Precision Time Protocol (IEEE 1588-2019)
The critical component enabling this edge-processed approach is sub-microsecond time synchronization. Network Time Protocol (NTP) only synchronizes to the millisecond scale, which is insufficient for high-speed dynamic lighting where human perception can detect discrepancies as small as a few milliseconds.
Instead, proprietary mesh networks must implement Precision Time Protocol (PTP), standardized as IEEE 1588-2019. By maintaining rigid synchronization across all distributed edge controllers, a command to execute a complex RGBW color chase or a synchronized strobe effect can be transmitted once. The edge nodes, acting on their synchronized internal clocks, then process the command locally, generating the continuous DMX signal directly at the fixture. This reduces the required wireless bandwidth by orders of magnitude while ensuring perfectly synchronized execution.
Reliability and Link Margin in the 2.4GHz Band
A frequent concern among specifying engineers is the reliability of the 2.4GHz band, which is heavily populated by Wi-Fi, Bluetooth, and stadium attendee devices. A well-designed proprietary mesh mitigates interference through intelligent frequency hopping and robust Link Margin design.
While standard Wi-Fi channels (1, 6, and 11) dominate the spectrum, a proprietary mesh can dynamically shift to quieter frequencies. Furthermore, the reliability of the RF link is quantified by its Link Margin. Link Margin is calculated by establishing the Link Budget (Tx Power - Rx Sensitivity + Antenna Gain) and then subtracting the Path Loss.
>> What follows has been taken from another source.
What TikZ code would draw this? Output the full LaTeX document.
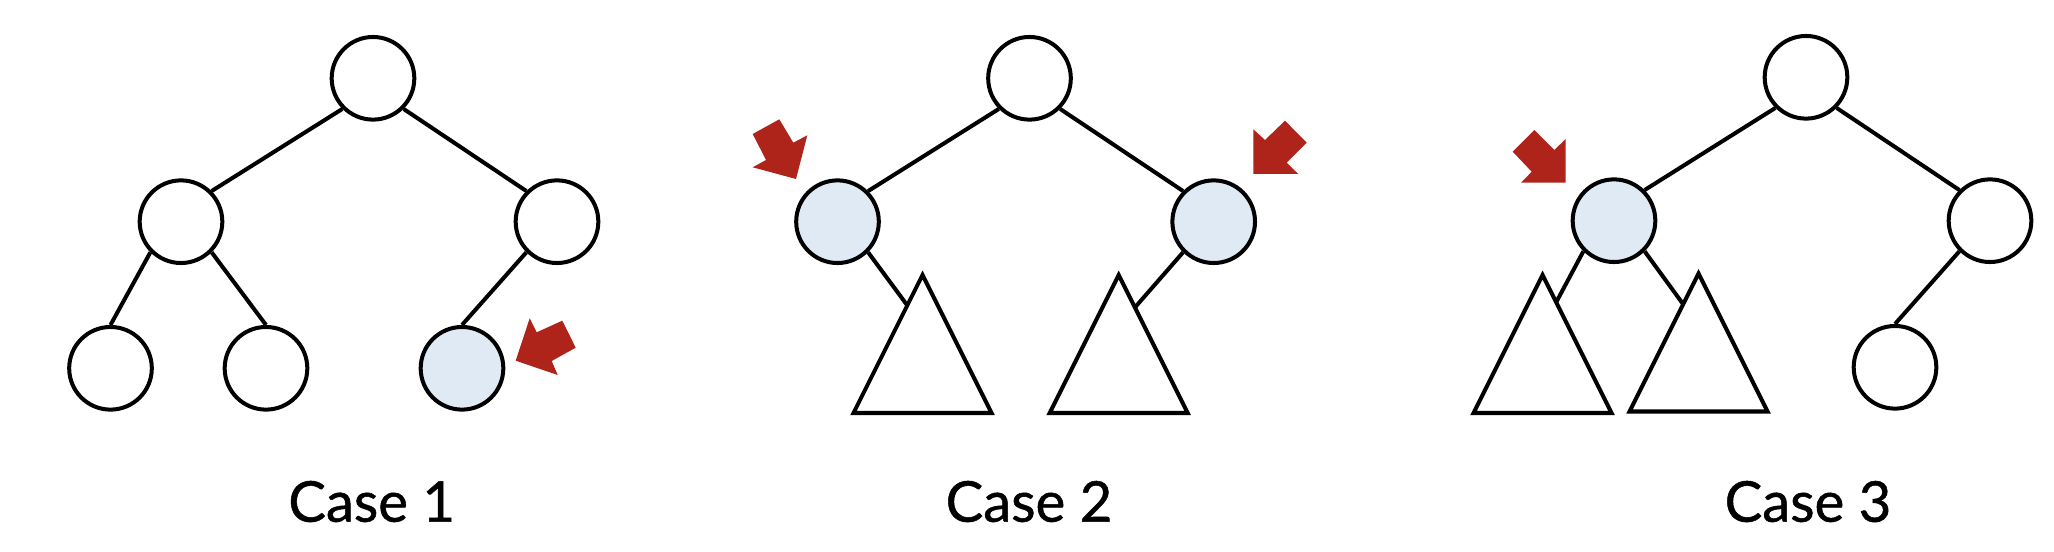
\documentclass[tikz,border=0pt]{standalone}
\usepackage{fontspec}
\setmainfont{Lato}
\newfontfamily\capfont{Lato}[FakeBold=0.9]
\definecolor{arrowred}{RGB}{174,35,26}
\definecolor{hilite}{RGB}{224,234,244}
\begin{document}
\begin{tikzpicture}[x=0.01cm,y=-0.01cm,
  treenode/.style={circle,draw=black,line width=1.14pt,fill=white,minimum size=0.826cm,inner sep=0pt},
  marked/.style={treenode,fill=hilite},
  link/.style={draw=black,line width=1.14pt},
  subtree/.style={draw=black,line width=1.14pt,fill=white,line join=miter},
  pointer/.style={fill=arrowred},
  caption/.style={font=\capfont\fontsize{16pt}{19pt}\selectfont,anchor=base,inner sep=0pt}]
\useasboundingbox (0,0) rectangle (2054,552);

% ---------- Case 1 ----------
\node[treenode] (r1) at (373,78.3) {};
\node[treenode] (a1) at (181,221.7) {};
\node[treenode] (b1) at (557,221.7) {};
\node[treenode] (c1) at (110.5,368.3) {};
\node[treenode] (d1) at (266,368.3) {};
\node[marked]   (e1) at (462,368.3) {};
\draw[link] (r1.south west) -- (a1.north east);
\draw[link] (r1.south east) -- (b1.north west);
\draw[link] (a1.south west) -- (c1.north);
\draw[link] (a1.south east) -- (d1.north);
\draw[link] (b1.south west) -- (e1.north);
\fill[pointer] (515.7,360.7) -- (529.7,318.3) -- (536.7,332.3) -- (562.3,320.7)
  -- (575.7,347.7) -- (551.7,361) -- (557.7,375) -- cycle;
\node[caption] (cap1) at (371.7,521.7) {Case 1};

% ---------- Case 2 ----------
\node[treenode] (r2) at (1029.5,78.3) {};
\node[marked]   (a2) at (837.5,221.7) {};
\node[marked]   (b2) at (1213.7,221.7) {};
\coordinate (t2l) at (922.5,326);
\coordinate (t2r) at (1118.7,326);
\draw[link] (r2.south west) -- (a2.north east);
\draw[link] (r2.south east) -- (b2.north west);
\draw[link] (a2.south east) -- (t2l);
\draw[link] (b2.south west) -- (t2r);
\draw[subtree] (922.5,275) -- (853.5,413) -- (991.5,413) -- cycle;
\draw[subtree] (1118.7,275) -- (1049.7,413) -- (1187.7,413) -- cycle;
\fill[pointer] (752.7,134) -- (779.3,119.3) -- (793.3,142.7) -- (807.3,135.3)
  -- (796,179) -- (752.7,167.3) -- (766,160) -- cycle;
\fill[pointer] (1253.3,129.3) -- (1265,140) -- (1285,120.7) -- (1306.7,142.7)
  -- (1286.7,162.7) -- (1298.3,174) -- (1253.3,174) -- cycle;
\node[caption] (cap2) at (1029,521.7) {Case 2};

% ---------- Case 3 ----------
\node[treenode] (r3) at (1806,77.3) {};
\node[marked]   (a3) at (1614,220.7) {};
\node[treenode] (b3) at (1990,220.7) {};
\node[treenode] (e3) at (1895,367.3) {};
\coordinate (t3l) at (1543.5,326);
\coordinate (t3r) at (1699,326);
\draw[link] (r3.south west) -- (a3.north east);
\draw[link] (r3.south east) -- (b3.north west);
\draw[link] (a3.south west) -- (t3l);
\draw[link] (a3.south east) -- (t3r);
\draw[link] (b3.south west) -- (e3.north);
\draw[subtree] (1542.5,275) -- (1473.5,413) -- (1611.5,413) -- cycle;
\draw[subtree] (1698.5,273.5) -- (1629.5,411.5) -- (1767.5,411.5) -- cycle;
\fill[pointer] (1512.7,151.7) -- (1534.3,130) -- (1554.3,150) -- (1565.7,139)
  -- (1565.7,182.7) -- (1521,182.7) -- (1531.7,171.7) -- cycle;
\node[caption] (cap3) at (1808,521.7) {Case 3};
\end{tikzpicture}
\end{document}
A high Link Margin ensures that even in the presence of localized interference or physical obstacles (such as structural steel or weather events), the command packets will reliably reach their destination.
Comparison of Network Topologies
| Feature | Physical DMX512 (ANSI E1.11) | Standard Wi-Fi Bridge | Proprietary Edge-Processed Mesh |
|---|---|---|---|
| Max Range (Direct) | 300 meters (practical) | ~100 meters | >1000 meters (node-to-node) |
| Data Transmission | Continuous stream | Continuous stream (bridged) | Micro-burst commands |
| Bandwidth Demand | 248.29 kbps per universe | High (congestion prone) | Extremely Low |
| Synchronization | Inherent (wired) | Variable latency | Sub-microsecond (IEEE 1588-2019) |
| Installation Cost | High (conduit, labor) | Low | Low |
Conclusion
The shift away from physical DMX cabling in sports venues is not merely a cost-saving measure; it is an architectural evolution. By leveraging proprietary 2.4GHz mesh networks combined with IEEE 1588-2019 synchronization and edge processing, lighting designers can achieve the reliability and perfectly synchronized execution of traditional DMX without the crippling limitations of copper cabling and continuous data streams. When specified correctly, these systems provide a robust, scalable, and highly secure alternative for the modern photometric engineer.
Related Resources
- Achieving Instant-On Stadium Controls Without Data Streaming
- Bluetooth Mesh vs Proprietary Edge: Comparing Network Chatter
- Why Continuous DMX Frames Crash Standard Wireless Networks
Frequently Asked Questions
What is the bandwidth of a single DMX universe?
At 44Hz, a standard 513-slot packet (5,643 bits) demands 248.29 kbps of bandwidth.
Why do standard Wi-Fi networks fail at transmitting DMX?
Standard networks use CSMA/CA, causing collisions and latency when bombarded by continuous DMX streams.
How do edge-processed mesh networks synchronize lighting cues?
They use Precision Time Protocol (IEEE 1588-2019) for sub-microsecond synchronization across all edge nodes.
What is the practical maximum distance for a physical DMX512 cable?
Standard wiring practices universally limit direct DMX512 cable runs to 300 meters before a repeater is needed.